§ **Your goal**
Take the lines from the head of the listing through the one bearing "import * as" and copy them exactly, leaving every picture out.
═══
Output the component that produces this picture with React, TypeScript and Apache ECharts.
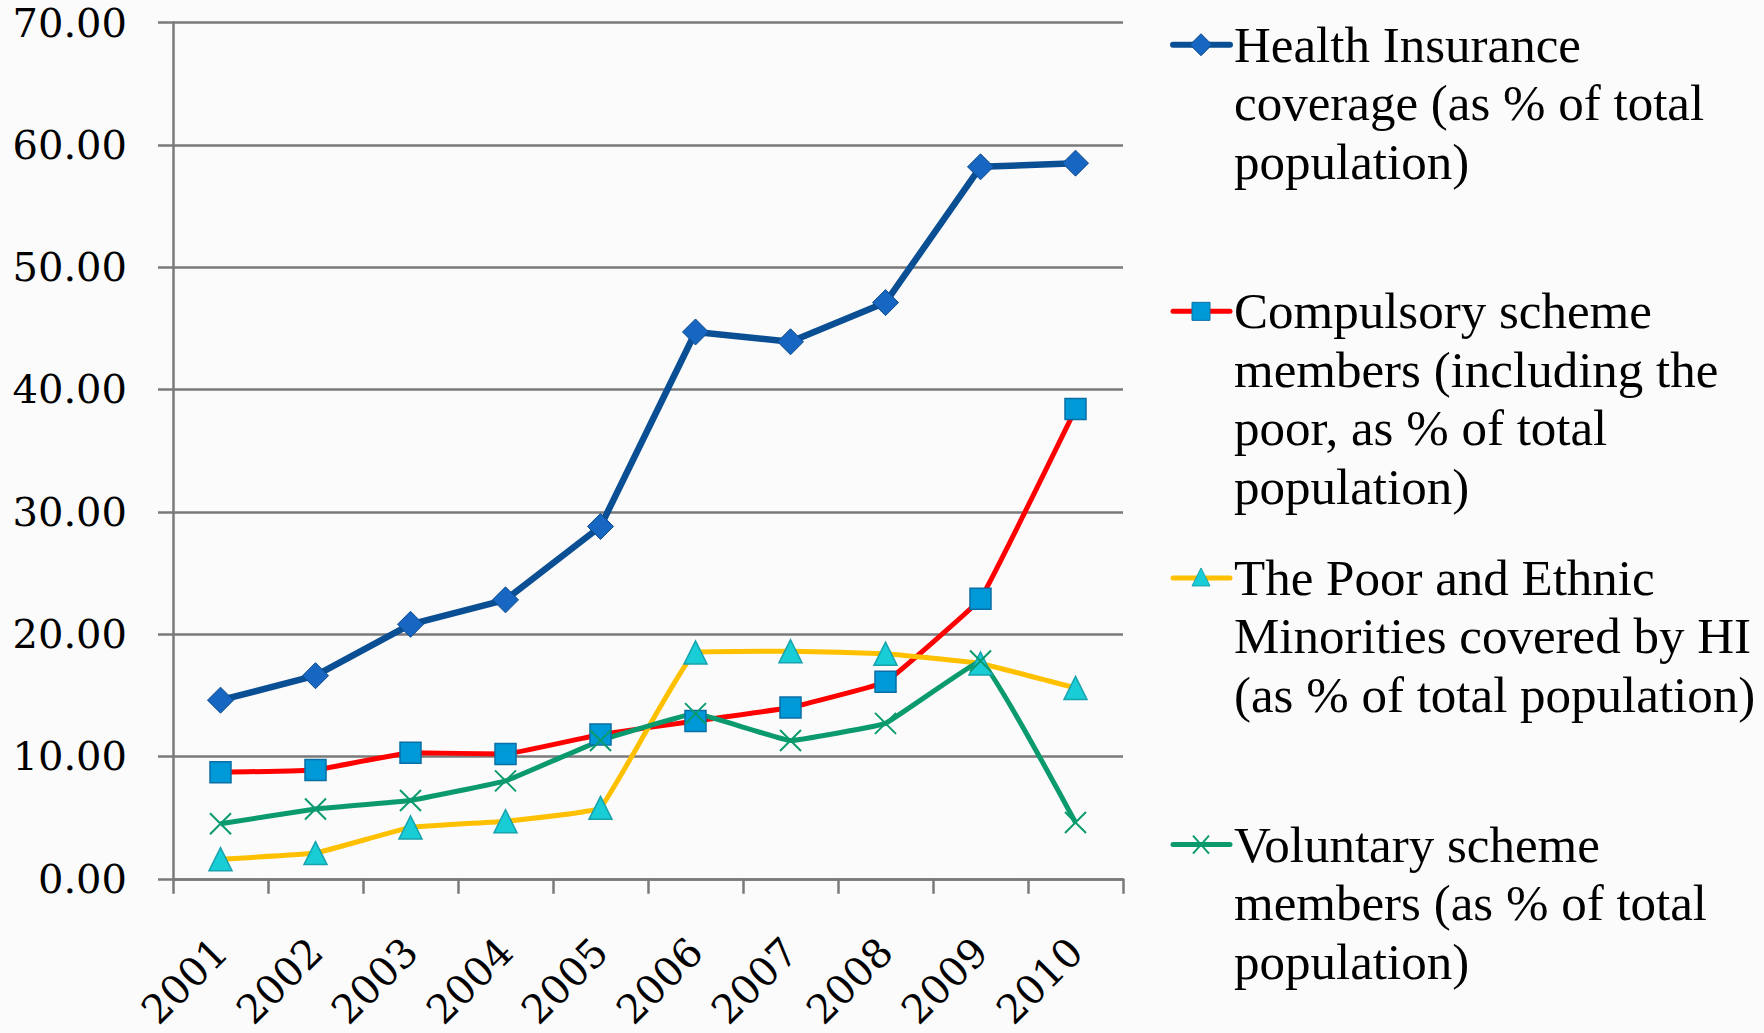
import React, { useEffect, useRef } from "react";
import * as echarts from "echarts";

const years = ["2001", "2002", "2003", "2004", "2005", "2006", "2007", "2008", "2009", "2010"];
const healthInsurance = [14.6, 16.6, 20.8, 22.8, 28.8, 44.7, 43.9, 47.1, 58.2, 58.5];
const compulsory = [8.7, 8.9, 10.3, 10.2, 11.8, 12.9, 14.0, 16.1, 22.9, 38.4];
const poorEthnic = [1.6, 2.1, 4.2, 4.7, 5.8, 18.5, 18.6, 18.4, 17.6, 15.6];
const voluntary = [4.5, 5.7, 6.4, 8.0, 11.3, 13.5, 11.3, 12.7, 17.8, 4.6];

const seriesNames = [
  "Health Insurance\ncoverage (as % of total\npopulation)",
  "Compulsory scheme\nmembers (including the\npoor, as % of total\npopulation)",
  "The Poor and Ethnic\nMinorities covered by HI\n(as % of total population)",
  "Voluntary scheme\nmembers (as % of total\npopulation)",
];

const C = {
  hiLine: "#0a4f94",
  hiFill: "#1767c2",
  hiBorder: "#0d4a8a",
  cLine: "#ff0000",
  cFill: "#0099d8",
  cBorder: "#0a6fa5",
  pLine: "#ffc000",
  pFill: "#19cdd6",
  pBorder: "#17a2ad",
  vLine: "#0a9a6e",
};

const AXIS_FONT = "DejaVu Serif";
const LEGEND_FONT = "Liberation Serif";

export default function App() {
  const ref = useRef<HTMLDivElement>(null);
  useEffect(() => {
    if (!ref.current) return;
    const chart = echarts.init(ref.current, null, { renderer: "svg" });

    const legX = 1201;
    const legLineL = 1173;
    const legLineR = 1230;
    const legTextX = 1234;
    const legTop0 = 15.5;
    const legStep = 266.6;
    const legLH = 58.5;

    const graphics: any[] = [];
    seriesNames.forEach((name, i) => {
      const top = legTop0 + i * legStep;
      const cy = top + legLH / 2;
      const lineColor = [C.hiLine, C.cLine, C.pLine, C.vLine][i];
      graphics.push({
        type: "line",
        shape: { x1: legLineL, y1: cy, x2: legLineR, y2: cy },
        style: { stroke: lineColor, lineWidth: i === 0 ? 6 : 5, lineCap: "round" },
      });
      if (i === 0) {
        graphics.push({
          type: "polygon",
          shape: { points: [[legX, cy - 11], [legX + 11, cy], [legX, cy + 11], [legX - 11, cy]] },
          style: { fill: C.hiFill, stroke: C.hiBorder, lineWidth: 1 },
        });
      } else if (i === 1) {
        graphics.push({
          type: "rect",
          shape: { x: legX - 9, y: cy - 9, width: 18, height: 18 },
          style: { fill: C.cFill, stroke: C.cBorder, lineWidth: 1 },
        });
      } else if (i === 2) {
        graphics.push({
          type: "polygon",
          shape: { points: [[legX, cy - 10], [legX + 9, cy + 8], [legX - 9, cy + 8]] },
          style: { fill: C.pFill, stroke: C.pBorder, lineWidth: 1 },
        });
      } else {
        graphics.push({
          type: "line",
          shape: { x1: legX - 8, y1: cy - 9, x2: legX + 8, y2: cy + 9 },
          style: { stroke: C.vLine, lineWidth: 2 },
        });
        graphics.push({
          type: "line",
          shape: { x1: legX + 8, y1: cy - 9, x2: legX - 8, y2: cy + 9 },
          style: { stroke: C.vLine, lineWidth: 2 },
        });
      }
      graphics.push({
        type: "text",
        x: legTextX,
        y: top,
        style: {
          text: name,
          fontFamily: LEGEND_FONT,
          fontSize: 51,
          lineHeight: legLH,
          fill: "#000",
          verticalAlign: "top",
          align: "left",
        },
      });
    });

    const option: any = {
      animation: false,
      backgroundColor: "#fbfbfb",
      grid: { left: 173, right: 641, top: 22.5, bottom: 150, containLabel: false },
      xAxis: {
        type: "category",
        data: years,
        boundaryGap: true,
        axisLine: { show: true, lineStyle: { color: "#7a7a7a", width: 2.5 } },
        axisTick: { show: true, length: 15, lineStyle: { color: "#7a7a7a", width: 2.5 } },
        axisLabel: {
          rotate: 45,
          margin: 66,
          fontFamily: AXIS_FONT,
          fontSize: 40,
          color: "#000",
          interval: 0,
        },
        splitLine: { show: false },
      },
      yAxis: {
        type: "value",
        min: 0,
        max: 70,
        interval: 10,
        axisLine: { show: true, lineStyle: { color: "#7a7a7a", width: 2.5 } },
        axisTick: { show: true, length: 15, lineStyle: { color: "#7a7a7a", width: 2.5 } },
        axisLabel: {
          margin: 46,
          fontFamily: AXIS_FONT,
          fontSize: 40,
          color: "#000",
          padding: [16, 0, 0, 0],
          formatter: (v: number) => v.toFixed(2),
        },
        splitLine: { show: true, lineStyle: { color: "#7a7a7a", width: 2.5 } },
      },
      graphic: graphics,
      series: [
        {
          name: seriesNames[0],
          type: "line",
          data: healthInsurance,
          symbol: "diamond",
          symbolSize: 26,
          lineStyle: { color: C.hiLine, width: 6.5 },
          itemStyle: { color: C.hiFill, borderColor: C.hiBorder, borderWidth: 1 },
        },
        {
          name: seriesNames[1],
          type: "line",
          data: compulsory,
          smooth: 0.07,
          symbol: "rect",
          symbolSize: 21,
          lineStyle: { color: C.cLine, width: 5 },
          itemStyle: { color: C.cFill, borderColor: C.cBorder, borderWidth: 1.5 },
        },
        {
          name: seriesNames[2],
          type: "line",
          data: poorEthnic,
          smooth: 0.07,
          symbol: "triangle",
          symbolSize: 23,
          lineStyle: { color: C.pLine, width: 5 },
          itemStyle: { color: C.pFill, borderColor: C.pBorder, borderWidth: 1.5 },
        },
        {
          name: seriesNames[3],
          type: "line",
          data: voluntary,
          smooth: 0.07,
          symbol: "path://M0,0L10,10M10,0L0,10",
          symbolSize: 21,
          lineStyle: { color: C.vLine, width: 5 },
          itemStyle: { color: C.vLine, borderColor: C.vLine, borderWidth: 2 },
        },
      ],
    };
    chart.setOption(option);
    return () => chart.dispose();
  }, []);

  return (
    <div
      ref={ref}
      style={{ position: "fixed", left: 0, top: 0, width: 1764, height: 1033 }}
    />
  );
}
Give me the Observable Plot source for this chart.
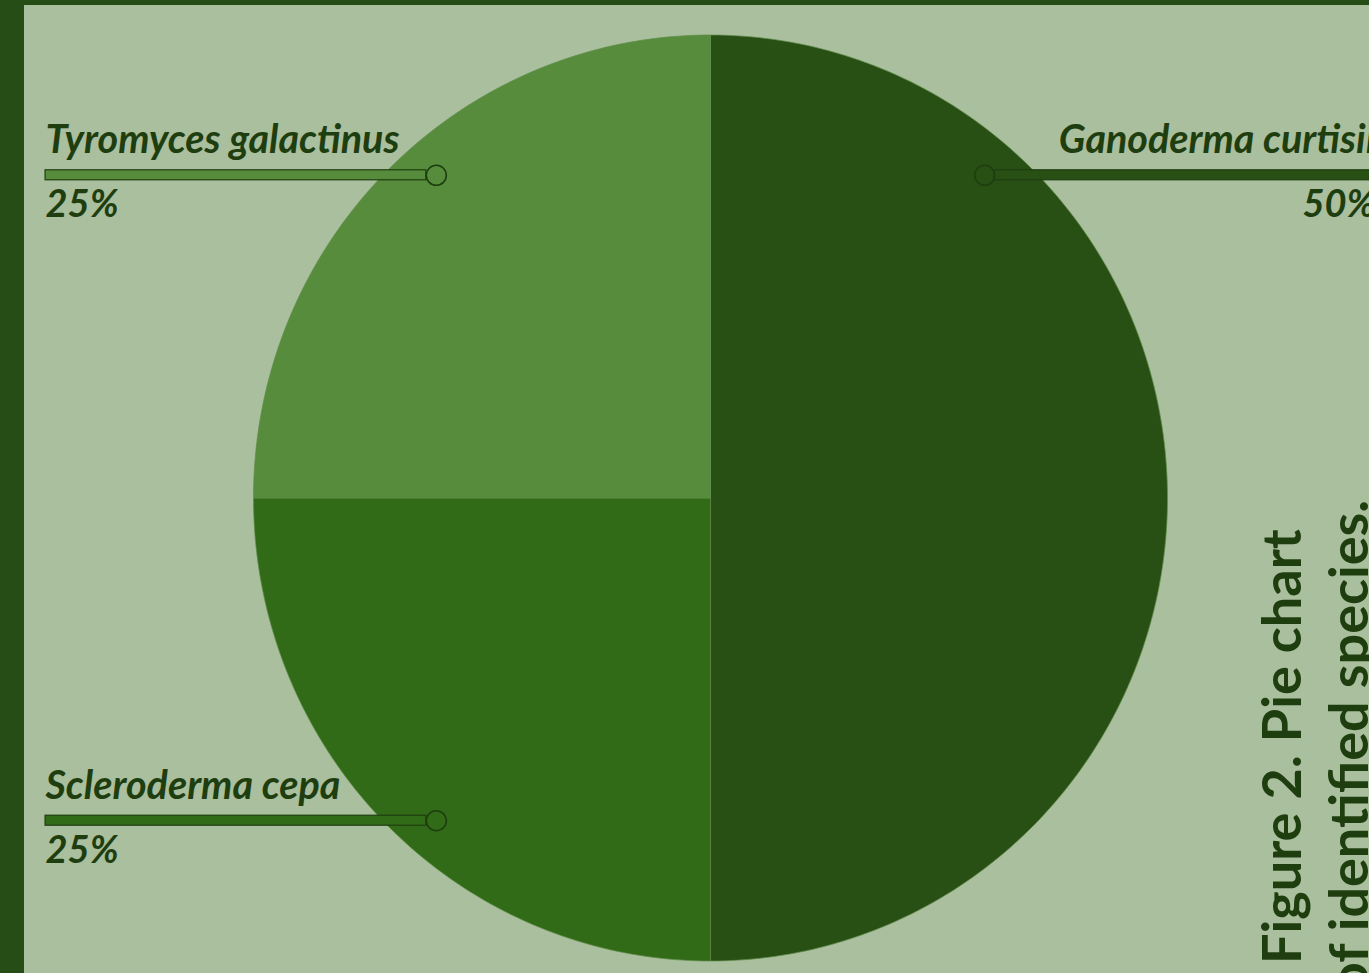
<!DOCTYPE html>
<html><head><meta charset="utf-8">
<script src="https://cdn.jsdelivr.net/npm/d3@7"></script>
<script src="https://cdn.jsdelivr.net/npm/@observablehq/plot@0.6"></script>
<style>
html,body{margin:0;padding:0;background:#264d15;overflow:hidden;width:1369px;height:973px;}
#wrap{position:absolute;left:24px;top:5px;}
</style></head><body><div id="wrap"></div>
<script>
// Data
const species = ["Ganoderma curtisii", "Scleroderma cepa", "Tyromyces galactinus"];
const shares = [50, 25, 25];
const sliceColors = ["#284f14", "#316b17", "#568c3c"];
const titleLines = ["Figure 2. Pie chart", "of identified species."];

// Layout constants
const TEXT = "#1f3e10";
const FONT = "Lato, 'Open Sans', sans-serif";
const LABEL_X = 1.455, ANCHOR_X = 0.6, ANCHOR_Y = 0.697;
const PX_X = 457; // px per data unit (x)
const DOT_R = 10;

const total = d3.sum(shares);
let acc = 0;
const slices = species.map((name, i) => {
  const a0 = acc / total * 2 * Math.PI;
  acc += shares[i];
  const a1 = acc / total * 2 * Math.PI;
  const n = Math.max(2, Math.ceil((a1 - a0) / (Math.PI / 180)));
  const pts = [{x: 0, y: 0}];
  for (let k = 0; k <= n; k++) {
    const a = a0 + (a1 - a0) * k / n;
    pts.push({x: Math.sin(a), y: Math.cos(a)});
  }
  pts.push({x: 0, y: 0});
  const mid = (a0 + a1) / 2;
  const side = Math.sin(mid) > 0.01 ? 1 : -1;
  const row = Math.abs(Math.cos(mid)) > 0.01 ? Math.sign(Math.cos(mid)) : 1;
  return {name, value: shares[i], color: sliceColors[i], pts, side, row,
          ax: side * ANCHOR_X, ay: row * ANCHOR_Y};
});

const marks = [];
for (const s of slices) {
  marks.push(Plot.line(s.pts, {x: "x", y: "y", fill: s.color, stroke: "#5f8c48", strokeWidth: 1, strokeOpacity: 0.7, curve: "linear"}));
}
for (const s of slices) {
  const inner = s.side * (ANCHOR_X + DOT_R / PX_X);
  marks.push(Plot.rect([s], {
    x1: d => d.side * LABEL_X, x2: () => inner, y1: "ay", y2: "ay",
    insetTop: -5, insetBottom: -5, fill: s.color, stroke: TEXT, strokeWidth: 1.2
  }));
  marks.push(Plot.dot([s], {x: "ax", y: "ay", r: DOT_R, fill: "none", stroke: TEXT, strokeWidth: 1.6}));
  marks.push(Plot.text([s], {
    x: d => d.side * LABEL_X, y: "ay", text: "name", dy: -22, lineAnchor: "bottom",
    textAnchor: s.side < 0 ? "start" : "end", fill: TEXT, fontSize: 39.5,
    fontWeight: "bold", fontStyle: "italic", fontFamily: FONT
  }));
  marks.push(Plot.text([s], {
    x: d => d.side * LABEL_X, y: "ay", text: d => d.value + "%", dy: 42, lineAnchor: "bottom",
    textAnchor: s.side < 0 ? "start" : "end", fill: TEXT, fontSize: 38,
    fontWeight: "bold", fontStyle: "italic", fontFamily: FONT
  }));
}
titleLines.forEach((t, i) => {
  marks.push(Plot.text([t], {
    frameAnchor: "top-left", dx: 1276 + i * 67, dy: 741, text: d => d, rotate: -90,
    textAnchor: "middle", lineAnchor: "bottom", fill: TEXT, fontSize: 54,
    fontWeight: "bold", fontFamily: FONT
  }));
});

const chart = Plot.plot({
  width: 1360, height: 975, margin: 0,
  x: {domain: [-1, 1], range: [229, 1143], axis: null},
  y: {domain: [-1, 1], range: [955.5, 29.5], axis: null},
  style: {background: "#a9bf9d", overflow: "visible", maxWidth: "none"},
  marks
});
document.getElementById("wrap").appendChild(chart);
</script></body></html>
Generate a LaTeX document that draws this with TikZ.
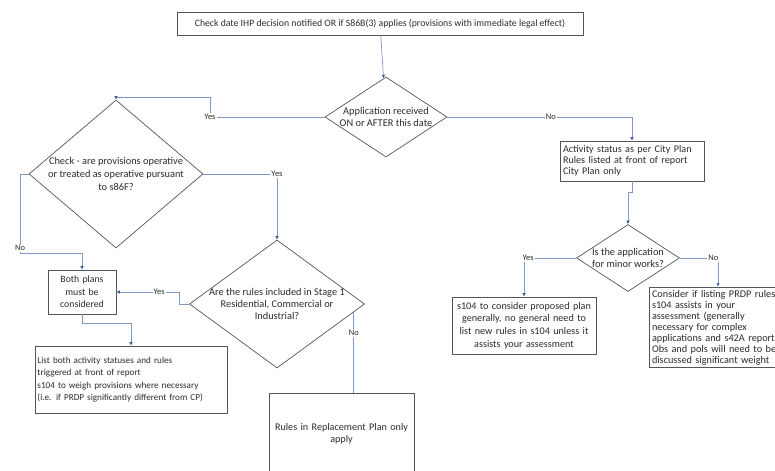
═══
§ **Solution to this task**
Output the component that produces this picture with React, TypeScript and Apache ECharts.
import React, { useEffect, useRef } from "react";
import * as echarts from "echarts";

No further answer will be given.